The president’s plan has also come under
fire over its language on locating missing persons. The Miguel Agustin Pro Juarez
Human Rights Center, Fundar, and the Mexican Commission for the Defense and
Promotion of Human Rights (CMPDH) have released
a joint press statement criticizing
the president’s plan to create a “National Search System for Missing Persons,” noting that the president already
created a similar system in July. These groups argue that this system did
nothing to prevent the disappearances of Ayotzinapa, nor does the current plan
seem to have a clear mechanism to prevent similar cases in the future.
News Briefs
- Uruguay’s second-round presidential vote will take place on Sunday, and there is very little doubt about its outcome. As Radio 180 reports, the country’s major pollsters all show ex-president and Frente Amplio candidate Tabare Vazquez with between 52 and 54 percent support, compared with 39 to 42 percent for his opponent, Luis Alberto Lacalle Pou of the center-right National Party.
- This week saw a development with important consequences for Uruguay’s historic cannabis regulation law: the first arrest of a government-licensed marijuana grower. As La Diaria reports, on Tuesday a registered cultivator was arrested for having “eight or nine” cannabis plants in his home, which police seized as evidence. It is unclear whether the arrest illustrates a gap between police activity and the language of the recently-passed law, or whether the individual violated the law by growing more than the maximum of six female plants. The paper claims that “not all” of the plants seized were females, but does not specify if the suspect violated the limit.
- The planned release of Colombian general Ruben Alzate and his two companions, captured earlier this month by FARC rebels, has been delayed by one day. As El Espectador reports, the FARC responded to President Juan Manuel Santos’ announcement that the release would take place on Saturday by announcing that it would in fact occur on Sunday, a change in plans that Defense Minister Juan Carlos Pinzon called “without justification.”
- O Estado reports that former Brazilian President Fernando Henrique Cardoso gave testimony to the country’s National Truth Commission on Wednesday, as the body prepares its final report. In addition to Cardoso, the commission is also expected to interview former president Lula and current leader Dilma Rousseff on their respective experiences with repression at the hands of the country’s military dictatorship.
- The Economist offers its take on Rousseff’s choice of Joaquim Levy as finance minister, a selection that the magazine notes will likely be hailed by investors but ultimately demonstrates how weak mandate her mandate will be when she starts her second term. As O Globo reported, the president finally confirmed the choice yesterday after letting rumors circulate for a week.
- In Venezuela yesterday, officials announced that at least 13 inmates had died of drug overdoses after allegedly storming a prison clinic in Lara state and ingesting toxic chemicals. 145 others are being treated for the intoxication, officials say. The non-governmental Venezuelan Prison Observatory puts the number of dead even higher, asserting that 33 have died in the incident.

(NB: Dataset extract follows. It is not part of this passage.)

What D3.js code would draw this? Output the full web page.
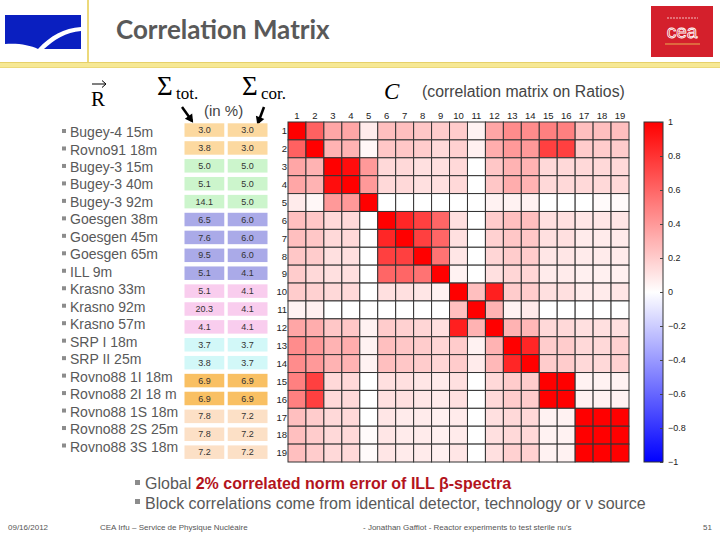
<!DOCTYPE html>
<html>
<head>
<meta charset="utf-8">
<title>Correlation Matrix</title>
<script src="https://d3js.org/d3.v7.min.js"></script>
<style>
  body { margin: 0; background: #fff; }
  svg { display: block; }
</style>
</head>
<body>
<svg width="720" height="540"></svg>
<script>
// ---- data ----
const sources = ["Bugey-4 15m", "Rovno91 18m", "Bugey-3 15m", "Bugey-3 40m", "Bugey-3 92m",
  "Goesgen 38m", "Goesgen 45m", "Goesgen 65m", "ILL 9m", "Krasno 33m", "Krasno 92m",
  "Krasno 57m", "SRP I 18m", "SRP II 25m", "Rovno88 1I 18m", "Rovno88 2I 18 m",
  "Rovno88 1S 18m", "Rovno88 2S 25m", "Rovno88 3S 18m"];
const sigmaTot = ["3.0", "3.8", "5.0", "5.1", "14.1", "6.5", "7.6", "9.5", "5.1", "5.1",
  "20.3", "4.1", "3.7", "3.8", "6.9", "6.9", "7.8", "7.8", "7.2"];
const sigmaCor = ["3.0", "3.0", "5.0", "5.0", "5.0", "6.0", "6.0", "6.0", "4.1", "4.1",
  "4.1", "4.1", "3.7", "3.7", "6.9", "6.9", "7.2", "7.2", "7.2"];
const groups = [0, 0, 1, 1, 1, 2, 2, 2, 2, 3, 3, 3, 4, 4, 5, 5, 6, 6, 6];
const indices = d3.range(1, 20);
const corr = [
  [1, .62, .35, .35, .08, .25, .25, .22, .2, .2, .05, .35, .45, .45, .5, .5, .25, .25, .25],
  [.62, 1, .3, .3, .03, .22, .22, .2, .15, .18, .06, .32, .4, .4, .75, .75, .2, .2, .2],
  [.35, .3, 1, .95, .4, .15, .15, .12, .12, .15, 0, .22, .3, .3, .15, .15, .15, .15, .15],
  [.35, .3, .95, 1, .4, .15, .15, .12, .12, .15, 0, .22, .32, .3, .15, .15, .15, .15, .15],
  [.08, .03, .4, .4, 1, 0, 0, 0, 0, 0, 0, .05, .05, .05, 0, 0, 0, .02, .02],
  [.25, .22, .15, .15, 0, 1, .85, .75, .6, .12, 0, .2, .25, .25, .12, .12, .1, .1, .1],
  [.25, .22, .15, .15, 0, .85, 1, .75, .6, .12, 0, .18, .22, .22, .12, .12, .08, .08, .08],
  [.22, .2, .12, .12, 0, .75, .75, 1, .55, .1, 0, .16, .2, .2, .1, .1, .08, .08, .08],
  [.2, .15, .12, .12, 0, .6, .6, .55, 1, .05, 0, .12, .16, .16, .08, .08, .06, .06, .06],
  [.2, .18, .15, .15, 0, .12, .12, .1, .05, 1, .25, .88, .2, .2, .12, .12, .08, .08, .1],
  [.05, .06, 0, 0, 0, 0, 0, 0, 0, .25, 1, .3, .05, .08, 0, 0, 0, 0, 0],
  [.35, .32, .22, .22, .05, .2, .18, .16, .12, .88, .3, 1, .3, .28, .15, .15, .12, .12, .12],
  [.45, .4, .3, .32, .05, .25, .22, .2, .16, .2, .05, .3, 1, .85, .2, .2, .15, .15, .18],
  [.45, .4, .3, .3, .05, .25, .22, .2, .16, .2, .08, .28, .85, 1, .2, .2, .15, .15, .18],
  [.5, .75, .15, .15, 0, .12, .12, .1, .08, .12, 0, .15, .2, .2, 1, 1, .05, .05, .05],
  [.5, .75, .15, .15, 0, .12, .12, .1, .08, .12, 0, .15, .2, .2, 1, 1, .05, .05, .05],
  [.25, .2, .15, .15, 0, .1, .08, .08, .06, .08, 0, .12, .15, .15, .05, .05, 1, 1, 1],
  [.25, .2, .15, .15, .02, .1, .08, .08, .06, .08, 0, .12, .15, .15, .05, .05, 1, 1, 1],
  [.25, .2, .15, .15, .02, .1, .08, .08, .06, .1, 0, .12, .18, .18, .05, .05, 1, 1, 1]
];
const cbarTicks = [1, 0.8, 0.6, 0.4, 0.2, 0, -0.2, -0.4, -0.6, -0.8, -1];

// ---- styling ----
const groupFill = ["#fcd9a0", "#ccf5cc", "#aaaae8", "#f9cdee", "#d2f8f8", "#f9c063", "#fce0c6"];
const grey = "#595959";
const svg = d3.select("svg");

// slide header
svg.append("rect").attr("x", 0).attr("y", 62).attr("width", 720).attr("height", 6).attr("fill", "#f6e894");
svg.append("line").attr("x1", 0).attr("x2", 720).attr("y1", 62.5).attr("y2", 62.5).attr("stroke", "#e6d06a");
svg.append("line").attr("x1", 0).attr("x2", 720).attr("y1", 67.5).attr("y2", 67.5).attr("stroke", "#ecd97a");
svg.append("rect").attr("x", 87).attr("y", 0).attr("width", 2).attr("height", 62).attr("fill", "#ecd97a");

// left logo
svg.append("path")
  .attr("d", "M5,15 L81,15 L81,49 L38,49 C30,45 18,43 5,44 Z")
  .attr("fill", "#0a1fc0");
svg.append("path")
  .attr("d", "M38,49 C50,36 64,28 81,27 L81,31 C66,32 54,40 44,49 Z")
  .attr("fill", "#fff");

// cea logo
svg.append("rect").attr("x", 651).attr("y", 6).attr("width", 62).attr("height", 51).attr("fill", "#d4202c");
svg.append("text").attr("x", 682).attr("y", 38).attr("text-anchor", "middle")
  .attr("font-family", "Liberation Sans").attr("font-size", 19).attr("fill", "none")
  .attr("stroke", "#fff").attr("stroke-width", 0.8).text("cea");
svg.append("line").attr("x1", 665).attr("x2", 700).attr("y1", 44).attr("y2", 44)
  .attr("stroke", "#e8b050").attr("stroke-width", 1.2);
svg.append("line").attr("x1", 667).attr("x2", 698).attr("y1", 18).attr("y2", 18)
  .attr("stroke", "#f3c0c0").attr("stroke-width", 1).attr("stroke-dasharray", "2,1");

svg.append("text").attr("x", 116).attr("y", 39)
  .attr("font-family", "Lato").attr("font-weight", "bold").attr("font-size", 26)
  .attr("fill", grey).text("Correlation Matrix");

// math header
const serif = "Liberation Serif";
svg.append("text").attr("x", 91).attr("y", 106).attr("font-family", serif).attr("font-size", 21).text("R");
svg.append("path").attr("d", "M92,84 L105,84 M102,80.5 L106,84 L102,87.5")
  .attr("fill", "none").attr("stroke", "#000").attr("stroke-width", 1);
svg.append("text").attr("x", 157).attr("y", 95).attr("font-family", serif).attr("font-size", 27).text("Σ");
svg.append("text").attr("x", 176).attr("y", 99).attr("font-family", serif).attr("font-size", 17).text("tot.");
svg.append("text").attr("x", 242).attr("y", 95).attr("font-family", serif).attr("font-size", 27).text("Σ");
svg.append("text").attr("x", 261).attr("y", 99).attr("font-family", serif).attr("font-size", 17).text("cor.");
svg.append("text").attr("x", 384).attr("y", 99).attr("font-family", serif).attr("font-style", "italic")
  .attr("font-size", 23).text("C");
svg.append("text").attr("x", 422).attr("y", 97).attr("font-family", "Liberation Sans")
  .attr("font-size", 15.8).attr("fill", "#444").text("(correlation matrix on Ratios)");
svg.append("text").attr("x", 204).attr("y", 116).attr("font-family", "Liberation Sans")
  .attr("font-size", 15).attr("fill", "#444").text("(in %)");

// arrows
const arrow = (x1, y1, x2, y2) => {
  svg.append("line").attr("x1", x1).attr("y1", y1).attr("x2", x2).attr("y2", y2)
    .attr("stroke", "#000").attr("stroke-width", 2.5);
  const a = Math.atan2(y2 - y1, x2 - x1), L = 8, W = 4.5;
  const bx = x2 + Math.cos(a) * 2, by = y2 + Math.sin(a) * 2;
  const p = [[bx, by],
    [bx - L * Math.cos(a) + W * Math.sin(a), by - L * Math.sin(a) - W * Math.cos(a)],
    [bx - L * Math.cos(a) - W * Math.sin(a), by - L * Math.sin(a) + W * Math.cos(a)]];
  svg.append("path").attr("d", "M" + p.join("L") + "Z").attr("fill", "#000");
};
arrow(182, 107, 192, 121);
arrow(264, 107, 258, 123);

// scales
const x = d3.scaleBand().domain(indices).range([288, 629]);
const y = d3.scaleBand().domain(indices).range([122, 462]);
const color = d3.scaleLinear().domain([-1, 0, 1]).range(["#0000ff", "#ffffff", "#ff0000"]);
const listY = d3.scalePoint().domain(sources).range([132, 446.5]);
const tableX = d3.scaleBand().domain(["tot", "cor"]).range([184.5, 267.5]).paddingInner(0.08);

// source list
const list = svg.append("g").attr("font-family", "Liberation Sans").attr("font-size", 14);
list.selectAll("rect").data(sources).join("rect")
  .attr("x", 62).attr("y", d => listY(d) - 3).attr("width", 4).attr("height", 4).attr("fill", "#8c8c8c");
list.selectAll("text").data(sources).join("text")
  .attr("x", 70).attr("y", d => listY(d)).attr("dy", "0.36em").attr("fill", grey).text(d => d);

// sigma table
const table = svg.append("g");
indices.forEach((r, i) => {
  [["tot", sigmaTot[i]], ["cor", sigmaCor[i]]].forEach(([k, v]) => {
    table.append("rect").attr("x", tableX(k)).attr("y", y(r) + 1.3)
      .attr("width", tableX.bandwidth()).attr("height", 13.5).attr("fill", groupFill[groups[i]]);
    table.append("text").attr("x", tableX(k) + tableX.bandwidth() / 2).attr("y", y(r) + 8)
      .attr("dy", "0.35em").attr("text-anchor", "middle")
      .attr("font-family", "Liberation Sans").attr("font-size", 9).attr("fill", "#333").text(v);
  });
});

// matrix
const cells = [];
corr.forEach((row, i) => row.forEach((v, j) => cells.push({ r: indices[i], c: indices[j], v })));
svg.append("g").selectAll("rect").data(cells).join("rect")
  .attr("x", d => x(d.c)).attr("y", d => y(d.r))
  .attr("width", x.bandwidth()).attr("height", y.bandwidth())
  .attr("fill", d => color(d.v)).attr("stroke", "#333").attr("stroke-width", 1);

const lab = svg.append("g").attr("font-family", "Liberation Sans").attr("font-size", 9.5).attr("fill", "#222");
lab.selectAll(".col").data(indices).join("text").attr("class", "col")
  .attr("x", d => x(d) + x.bandwidth() / 2).attr("y", 119).attr("text-anchor", "middle").text(d => d);
lab.selectAll(".row").data(indices).join("text").attr("class", "row")
  .attr("x", 287).attr("y", d => y(d) + y.bandwidth() / 2).attr("dy", "0.35em")
  .attr("text-anchor", "end").text(d => d);

// colour bar
const cbar = d3.scaleLinear().domain([-1, 1]).range([462, 122]);
const grad = svg.append("defs").append("linearGradient").attr("id", "cb")
  .attr("x1", 0).attr("x2", 0).attr("y1", 1).attr("y2", 0);
grad.selectAll("stop").data(d3.range(-1, 1.001, 0.05)).join("stop")
  .attr("offset", d => (d + 1) / 2).attr("stop-color", d => color(d));
svg.append("rect").attr("x", 644).attr("y", cbar(1)).attr("width", 19)
  .attr("height", cbar(-1) - cbar(1)).attr("fill", "url(#cb)").attr("stroke", "#333");
const cax = svg.append("g").attr("transform", "translate(663,0)")
  .call(d3.axisRight(cbar).tickValues(cbarTicks).tickSize(-3).tickPadding(5)
    .tickFormat(d => d3.format("")(d).replace("-", "−")));
cax.select(".domain").remove();
cax.selectAll("line").attr("stroke", "#444");
cax.selectAll("text").attr("font-family", "Liberation Sans").attr("font-size", 9).attr("fill", "#222");

// bottom bullets
const b = svg.append("g").attr("font-family", "Liberation Sans").attr("font-size", 16);
b.append("rect").attr("x", 135).attr("y", 480).attr("width", 5).attr("height", 5).attr("fill", "#8c8c8c");
b.append("rect").attr("x", 135).attr("y", 499).attr("width", 5).attr("height", 5).attr("fill", "#8c8c8c");
const t1 = b.append("text").attr("x", 145).attr("y", 489);
t1.append("tspan").attr("fill", grey).text("Global ");
t1.append("tspan").attr("fill", "#b3141c").attr("font-weight", "bold").text("2% correlated norm error of ILL β-spectra");
b.append("text").attr("x", 145).attr("y", 509).attr("fill", grey)
  .text("Block correlations come from identical detector, technology or ν source");

// footer
const f = svg.append("g").attr("font-family", "Liberation Sans").attr("font-size", 8).attr("fill", "#555");
f.append("text").attr("x", 8).attr("y", 530).text("09/16/2012");
f.append("text").attr("x", 100).attr("y", 530).text("CEA Irfu – Service de Physique Nucléaire");
f.append("text").attr("x", 363).attr("y", 530).text("- Jonathan Gaffiot - Reactor experiments to test sterile nu's");
f.append("text").attr("x", 703).attr("y", 530).text("51");
</script>
</body>
</html>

- Venezuelan opposition figure Maria Corina Machado has responded to the charges filed against her by state prosecutors, who accuse her of plotting to kill President Nicolas Maduro. In a press conference yesterday, Machado said that she was a victim of political persecution, and was being targeted for “saying there is a dictatorship in Venezuela,” as the L.A. Times reports. El Nacional notes that Machado also questioned the official version of the Lara prison incident.
- The New York Times features a gritty look at drug addiction in Tijuana, reporting on a drainage canal known as “El Bordo,” a kind of border-town “Cracolandia” where as many as 90 percent of its dwellers have been deported from the United States. There are very little treatment options available to them, and area shelters charge fees that are often prohibitively expensive.